Christened Mächtig Maus (Mighty Mouse) by the adoring Hamburg fans, Keegan’s arrival proved the catalyst behind awakening a sleeping giant of German football and he remains one of the club’s greatest ever players.
He returned to English football with Southampton in 1980 having scored 40 goals in 113 appearances.
Woodcock came through the academy ranks at Nottingham Forest before playing a key part in a golden period for Brian Clough’s side, winning a league title, League Cup and European Cup under the legendary manager’s guidance and being named as the PFA Young Player of the Year.
The forward’s performances during Forest’s to European success attracted the interest of German side Cologne, who had been eliminated by the East Midlands outfit at the semi-final stage.
Woodcock moved to the Bundesliga in a £600,000 deal where he quickly made an impression on the home support, scoring 28 goals in 81 appearances and forming a fine understanding with Dieter Mueller in attack.
Silverware would agonisingly prove elusive for the England international, however, Cologne finishing as runners-up in both the Bundesliga and German Cup during his time with the club before a move to Arsenal in 1982.
Woodcock spent four seasons in north London before a second stint in Germany with Cologne, scoring a further 11 goals in 49 appearances over two seasons.
Paul Lambert spent just a single season in the Bundesliga with Borussia Dortmund, but the former Scotland midfielder will always hold a special place in the hearts of the club’s famed ‘Yellow Wall’.
Dortmund signed the midfielder on a free transfer following the expiry of his Motherwell contract in 1996, Lambert having impressed against the German outfit during the previous season’s UEFA Cup.
Lambert had headed to Dortmund after a previous unsuccessful trial at PSV Eindhoven, and has spoken about overcoming incredible self-doubt to become a cult hero at the Westfalenstadion.
His sole season in the German football saw Dortmund embark on a memorable run to the Champions League final, Lambert outstanding in both legs of the semi-final victory over Manchester United.
The final saw the Scot star once more in a Man of the Match performance, registering an assist and shackling the talents of Juventus’ Zinedine Zidane as Dortmund were crowned champions of Europe, Lambert becoming the first British player to win the European Cup with a foreign side and the first to win the trophy in the Champions League era.
Lambert returned to Scottish football with Celtic later that year, his spell in Dortmund short but somewhat improbably sweet.
Owen Hargreaves became the first player to play for England despite having never lived in the country, having made quite the impression during the early years of his career at Bayern Munich.
Born in Canada to British parents before moving to Germany to pursue his footballing career, the midfielder broke into the Bayern side as a teenager during the 2000/01 season and won a Bundesliga and Champions League double during his debut campaign in the Bavarian’s first team.
Hargreaves spent seven seasons with Bayern and added a further three league titles and three German Cups to his extensive silverware collection, becoming the most decorated British player in the history of the Bundesliga.
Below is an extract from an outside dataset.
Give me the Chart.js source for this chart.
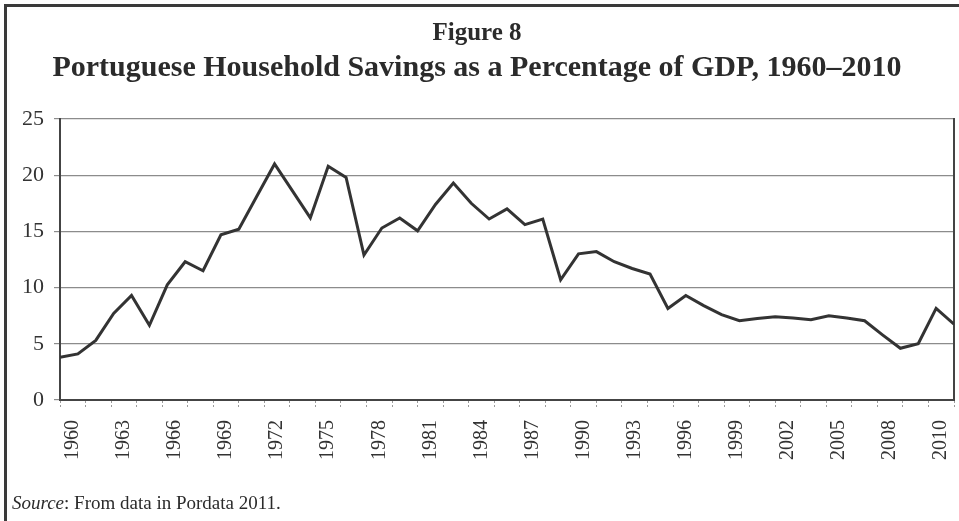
<!DOCTYPE html>
<html>
<head>
<meta charset="utf-8">
<script src="https://cdn.jsdelivr.net/npm/chart.js@4"></script>
<style>
  html, body { margin: 0; padding: 0; background: #ffffff; }
  #wrap { position: relative; width: 959px; height: 521px; overflow: hidden; background: #ffffff; }
  #c { position: absolute; left: 0; top: 0; }
  #frame { position: absolute; left: 4px; top: 4px; width: 960px; height: 520px;
           border-left: 3px solid #3a3a3a; border-top: 3px solid #3a3a3a; pointer-events: none; }
  #source { position: absolute; left: 12px; top: 492px; font-family: "Liberation Serif", serif;
            font-size: 19px; color: #2b2b2b; white-space: nowrap; }
</style>
</head>
<body>
<div id="wrap">
  <canvas id="c" width="959" height="521"></canvas>
  <div id="frame"></div>
  <div id="source"><i>Source</i>: From data in Pordata 2011.</div>
</div>
<script>
// ---- data ----
const years = [1960,1961,1962,1963,1964,1965,1966,1967,1968,1969,
               1970,1971,1972,1973,1974,1975,1976,1977,1978,1979,
               1980,1981,1982,1983,1984,1985,1986,1987,1988,1989,
               1990,1991,1992,1993,1994,1995,1996,1997,1998,1999,
               2000,2001,2002,2003,2004,2005,2006,2007,2008,2009,2010];
const savings = [3.8, 4.1, 5.3, 7.7, 9.3, 6.65, 10.25, 12.3, 11.5, 14.7,
                 15.2, 18.1, 21.0, 18.6, 16.2, 20.8, 19.8, 12.9, 15.3, 16.2,
                 15.05, 17.4, 19.3, 17.5, 16.1, 17.0, 15.6, 16.1, 10.7, 13.0,
                 13.2, 12.3, 11.7, 11.2, 8.15, 9.3, 8.4, 7.6, 7.05, 7.25,
                 7.4, 7.3, 7.15, 7.5, 7.3, 7.05, 5.8, 4.6, 5.0, 8.15, 6.75];
const tickLabels = ['1960','1963','1966','1969','1972','1975','1978','1981','1984',
                    '1987','1990','1993','1996','1999','2002','2005','2008','2010'];
const yTicks = [0, 5, 10, 15, 20, 25];

const titleText = 'Figure 8';
const subtitleText = 'Portuguese Household Savings as a Percentage of GDP, 1960\u20132010';

// category slots for the label/tick axis: a label on every second slot
const xSlots = [];
tickLabels.forEach((t, i) => { xSlots.push(t); if (i < tickLabels.length - 1) xSlots.push(''); });

const points = years.map((yr, i) => ({ x: yr, y: savings[i] }));

const serif = '"Liberation Serif", "Times New Roman", serif';

new Chart(document.getElementById('c'), {
  type: 'line',
  data: {
    datasets: [{
      data: points,
      xAxisID: 'x',
      yAxisID: 'y',
      borderColor: '#333333',
      borderWidth: 3,
      pointRadius: 0,
      tension: 0,
      fill: false
    }]
  },
  options: {
    responsive: false,
    animation: false,
    layout: { padding: { left: 0, right: 5, top: 0, bottom: 50 } },
    plugins: {
      legend: { display: false },
      tooltip: { enabled: false },
      title: {
        display: true,
        text: titleText,
        color: '#2b2b2b',
        font: { family: serif, size: 25, weight: 'bold', lineHeight: 1.2 },
        padding: { top: 19, bottom: 0 }
      },
      subtitle: {
        display: true,
        text: subtitleText,
        color: '#2b2b2b',
        font: { family: serif, size: 30, weight: 'bold', lineHeight: 1.2 },
        padding: { top: 1, bottom: 33 }
      }
    },
    scales: {
      x: {
        type: 'linear',
        min: years[0],
        max: years[years.length - 1],
        display: false
      },
      xc: {
        type: 'category',
        labels: xSlots,
        position: 'bottom',
        offset: true,
        grid: {
          offset: true,
          drawOnChartArea: false,
          drawTicks: true,
          tickLength: 8,
          color: '#9a9a9a',
          tickBorderDash: [2, 2]
        },
        border: { display: true, color: '#444444', width: 2 },
        ticks: {
          autoSkip: false,
          maxRotation: 90,
          minRotation: 90,
          padding: 12,
          color: '#333333',
          font: { family: serif, size: 20 }
        },
        afterFit(s) { s.height = 71; s.paddingLeft = 0; s.paddingRight = 0; }
      },
      y: {
        min: 0,
        max: 25,
        afterBuildTicks(s) { s.ticks = yTicks.map(v => ({ value: v })); },
        ticks: {
          padding: 10,
          color: '#333333',
          font: { family: serif, size: 22 }
        },
        grid: { color: '#8c8c8c', lineWidth: 1.2, tickLength: 6 },
        border: { display: true, color: '#444444', width: 2 },
        afterFit(s) { s.width = 60; }
      },
      y2: {
        position: 'right',
        min: 0,
        max: 25,
        ticks: { display: false },
        grid: { display: false, drawTicks: false },
        border: { display: true, color: '#444444', width: 2 },
        afterFit(s) { s.width = 0; }
      }
    }
  }
});
</script>
</body>
</html>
A hard-running, authoritative midfield presence, Hargreaves made 218 appearances and scored ten goals for Bayern before a £17m move to Manchester United.
Despite winning both the Premier League and Champions League at Old Trafford his time in English football was largely hindered by a nightmarish run of injuries that saw him retire aged just 31.
The trailblazer for the young British talents heading to the Bundesliga at present, Sancho decided to take a leap of faith in joining Borussia Dortmund after becoming frustrated at a lack of opportunities at Manchester City.
The Premier League’s glass ceiling has been navigated in some style by Sancho’s switch to Germany, the winger establishing himself as a senior England international following his breathtaking development at the Westfalenstadion.
Sancho has emerged as arguably the most exciting young talent in world football following his exposure to regular first-team football in Dortmund, becoming the highest scoring teenager in the history of the Bundesliga.
The winger has taken to Germany’s top flight as if he were playing among friends in the playground, combining sublime skill with devastating end product to become a potent attacking weapon for Lucien Favre’s side.
He has scored 27 goals and provided 37 assists in just 69 Bundesliga appearances, Sancho seemingly on an upward trajectory to becoming one of the world’s very best.
Europe’s elite are now closely monitoring the 20-year-old ahead of a potential mega-transfer, one which Sancho is likely to take in his stride with the unshakeable self-confidence that has defined his career to date.